The function assumes the input length is at least 1, which is guaranteed by the constraints.
Worked Examples
Example 1
Input:
nums = [1,4,3,3,2]
| i | nums[i-1] | nums[i] | Relation | increasing | decreasing | longest |
|---|---|---|---|---|---|---|
| Start | - | - | - | 1 | 1 | 1 |
| 1 | 1 | 4 | Increasing | 2 | 1 | 2 |
| 2 | 4 | 3 | Decreasing | 1 | 2 | 2 |
| 3 | 3 | 3 | Equal | 1 | 1 | 2 |
| 4 | 3 | 2 | Decreasing | 1 | 2 | 2 |
Final answer:
2
Example 2
Input:
nums = [3,3,3,3]
| i | nums[i-1] | nums[i] | Relation | increasing | decreasing | longest |
|---|---|---|---|---|---|---|
| Start | - | - | - | 1 | 1 | 1 |
| 1 | 3 | 3 | Equal | 1 | 1 | 1 |
| 2 | 3 | 3 | Equal | 1 | 1 | 1 |
| 3 | 3 | 3 | Equal | 1 | 1 | 1 |
Final answer:
1
Example 3
Input:
nums = [3,2,1]
| i | nums[i-1] | nums[i] | Relation | increasing | decreasing | longest |
|---|---|---|---|---|---|---|
| Start | - | - | - | 1 | 1 | 1 |
| 1 | 3 | 2 | Decreasing | 1 | 2 | 2 |
| 2 | 2 | 1 | Decreasing | 1 | 3 | 3 |
Final answer:
3
Complexity Analysis
| Measure | Complexity | Explanation |
|---|---|---|
| Time | O(n) | The array is scanned once |
| Space | O(1) | Only a few integer variables are used |
The algorithm performs a constant amount of work for each element in the array. No auxiliary data structures proportional to input size are required, so the extra memory usage remains constant.
Test Cases
from typing import List
class Solution:
def longestMonotonicSubarray(self, nums: List[int]) -> int:
increasing = 1
decreasing = 1
longest = 1
for i in range(1, len(nums)):
if nums[i] > nums[i - 1]:
increasing += 1
decreasing = 1
elif nums[i] < nums[i - 1]:
decreasing += 1
increasing = 1
else:
increasing = 1
decreasing = 1
longest = max(longest, increasing, decreasing)
return longest
solution = Solution()
assert solution.longestMonotonicSubarray([1, 4, 3, 3, 2]) == 2 # mixed trends
assert solution.longestMonotonicSubarray([3, 3, 3, 3]) == 1 # all equal
assert solution.longestMonotonicSubarray([3, 2, 1]) == 3 # fully decreasing
assert solution.longestMonotonicSubarray([1, 2, 3, 4]) == 4 # fully increasing
assert solution.longestMonotonicSubarray([5]) == 1 # single element
assert solution.longestMonotonicSubarray([1, 2, 2, 3]) == 2 # equality breaks streak
assert solution.longestMonotonicSubarray([5, 4, 3, 2, 1]) == 5 # long decreasing run
assert solution.longestMonotonicSubarray([1, 3, 2, 4, 3, 5]) == 2 # alternating trends
assert solution.longestMonotonicSubarray([1, 2, 3, 2, 1]) == 3 # increasing then decreasing
assert solution.longestMonotonicSubarray([10, 9, 8, 8, 7]) == 3 # equality resets decreasing streak
| Test | Why |
|---|---|
[1,4,3,3,2] |
Validates mixed increasing and decreasing runs |
[3,3,3,3] |
Ensures equal values reset streaks |
[3,2,1] |
Tests fully decreasing array |
[1,2,3,4] |
Tests fully increasing array |
[5] |
Smallest possible input |
[1,2,2,3] |
Confirms equality breaks monotonicity |
[5,4,3,2,1] |
Tests long decreasing streak |
[1,3,2,4,3,5] |
Frequent trend changes |
[1,2,3,2,1] |
Checks transition between trends |
[10,9,8,8,7] |
Equality inside a decreasing sequence |
Edge Cases
Arrays with All Equal Elements
An array such as [3,3,3,3] is an important edge case because equal adjacent values are neither strictly increasing nor strictly decreasing. A buggy implementation might accidentally allow equality as part of a monotonic run.
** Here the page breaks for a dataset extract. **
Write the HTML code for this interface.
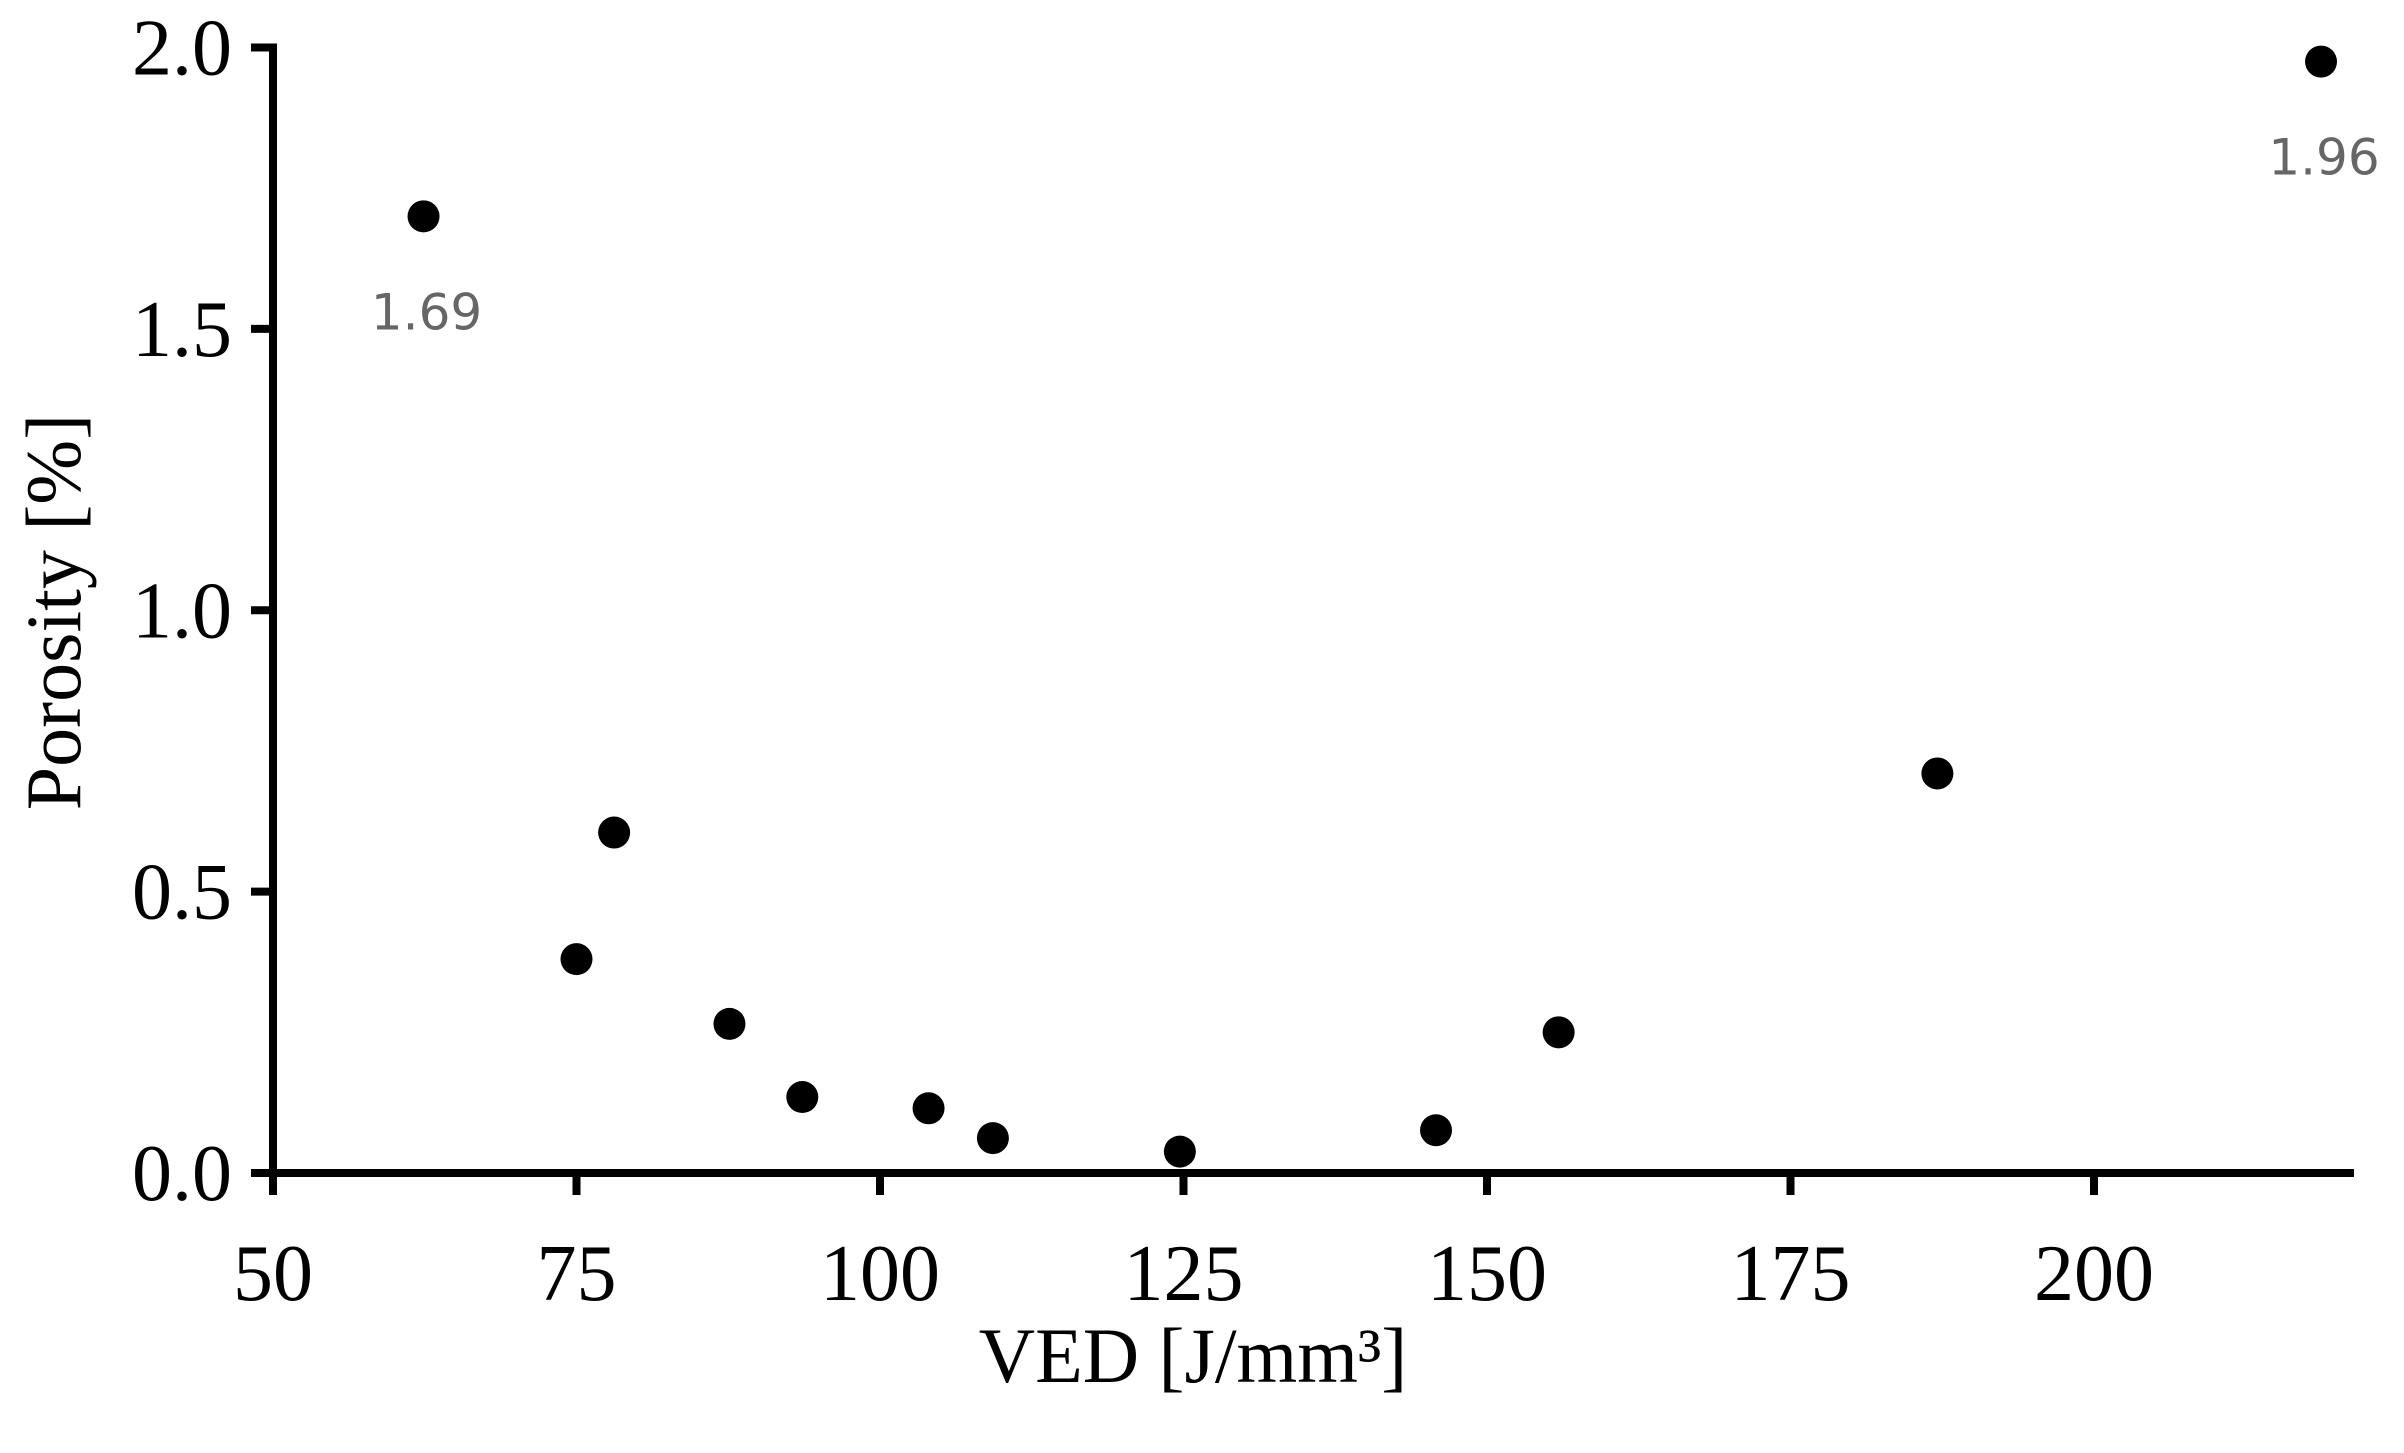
<!DOCTYPE html>
<html><head><meta charset="utf-8"><style>
html,body{margin:0;padding:0;background:#fff;}
svg{display:block;}
</style></head><body>
<svg id="chart" width="2404" height="1453" viewBox="0 0 2404 1453" xmlns="http://www.w3.org/2000/svg"></svg>
<script>
const vedValues = [62.4, 75.0, 78.1, 87.6, 93.6, 104.0, 109.3, 124.7, 145.8, 155.9, 187.1, 218.7];
const porosityValues = [1.70, 0.38, 0.605, 0.265, 0.135, 0.115, 0.062, 0.038, 0.076, 0.25, 0.71, 1.975];
const labelTexts = ["1.69", "", "", "", "", "", "", "", "", "", "", "1.96"];
const xTicks = [50, 75, 100, 125, 150, 175, 200];
const yTicks = ["0.0", "0.5", "1.0", "1.5", "2.0"];

const svg = document.getElementById('chart');
const NS = 'http://www.w3.org/2000/svg';
const X0 = 273, X1 = 2094, Y0 = 1173, Y1 = 47.5;
const xMin = 50, xMax = 200, yMin = 0, yMax = 2;
function xs(v){ return X0 + (v - xMin) / (xMax - xMin) * (X1 - X0); }
function ys(v){ return Y0 - (v - yMin) / (yMax - yMin) * (Y0 - Y1); }
function mk(tag, attrs){ const e = document.createElementNS(NS, tag); for (const k in attrs) e.setAttribute(k, attrs[k]); svg.appendChild(e); return e; }

let yAxis = mk('line', {x1: X0, y1: Y1 - 4, x2: X0, y2: Y0 + 4, stroke: '#000', 'stroke-width': 8});


let xAxis = mk('line', {x1: X0 - 22, y1: Y0, x2: 2354, y2: Y0, stroke: '#000', 'stroke-width': 8});



xTicks.forEach(t => {
  const x = xs(t);
  const tk = mk('line', {x1: x, y1: Y0, x2: x, y2: Y0 + 22, stroke: '#000', 'stroke-width': 8});
  
  
  const lb = mk('text', {x: x, y: 1300, 'text-anchor': 'middle', 'font-family': 'Liberation Serif, serif', 'font-size': 80, fill: '#000'});
  lb.textContent = t;
  
  
});
yTicks.forEach(t => {
  const y = ys(parseFloat(t));
  const tk = mk('line', {x1: X0 - 22, y1: y, x2: X0, y2: y, stroke: '#000', 'stroke-width': 8});
  
  
  const lb = mk('text', {x: 232, y: y + 27, 'text-anchor': 'end', 'font-family': 'Liberation Serif, serif', 'font-size': 80, fill: '#000'});
  lb.textContent = t;
  
  
});

let xt = mk('text', {x: 1193, y: 1382, 'text-anchor': 'middle', 'font-family': 'Liberation Serif, serif', 'font-size': 78, fill: '#000'});
xt.textContent = 'VED [J/mm³]';


let yt = mk('text', {x: 0, y: 0, 'text-anchor': 'middle', 'font-family': 'Liberation Serif, serif', 'font-size': 78, fill: '#000', transform: 'translate(80,612) rotate(-90)'});
yt.textContent = 'Porosity [%]';



vedValues.forEach((v, i) => {
  const cx = xs(v), cy = ys(porosityValues[i]);
  const c = mk('circle', {cx: cx, cy: cy, r: 16, fill: '#000'});
  
  
  if (labelTexts[i]) {
    const t = mk('text', {x: cx + 3, y: cy + 113, 'text-anchor': 'middle', 'font-family': 'DejaVu Sans, Liberation Sans, sans-serif', 'font-size': 50, fill: '#666'});
    t.textContent = labelTexts[i];
    
    
  }
});
</script>
</body></html>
This implementation correctly resets both counters whenever two adjacent elements are equal, ensuring the longest valid subarray length becomes 1.
Single Element Arrays
When the input contains only one element, such as [5], there are no adjacent comparisons to make. However, a single element still counts as both a strictly increasing and strictly decreasing subarray of length 1.
The implementation handles this naturally because all counters are initialized to 1 and the loop never executes.
Trend Changes in the Middle
Arrays like [1,2,3,2,1] are tricky because the direction changes partway through the array.
A common bug is forgetting to reset the opposite counter when the direction changes. For example, when transitioning from increasing to decreasing, the increasing streak must reset immediately.
This implementation explicitly resets the unused streak during every comparison, preventing stale values from contaminating future calculations.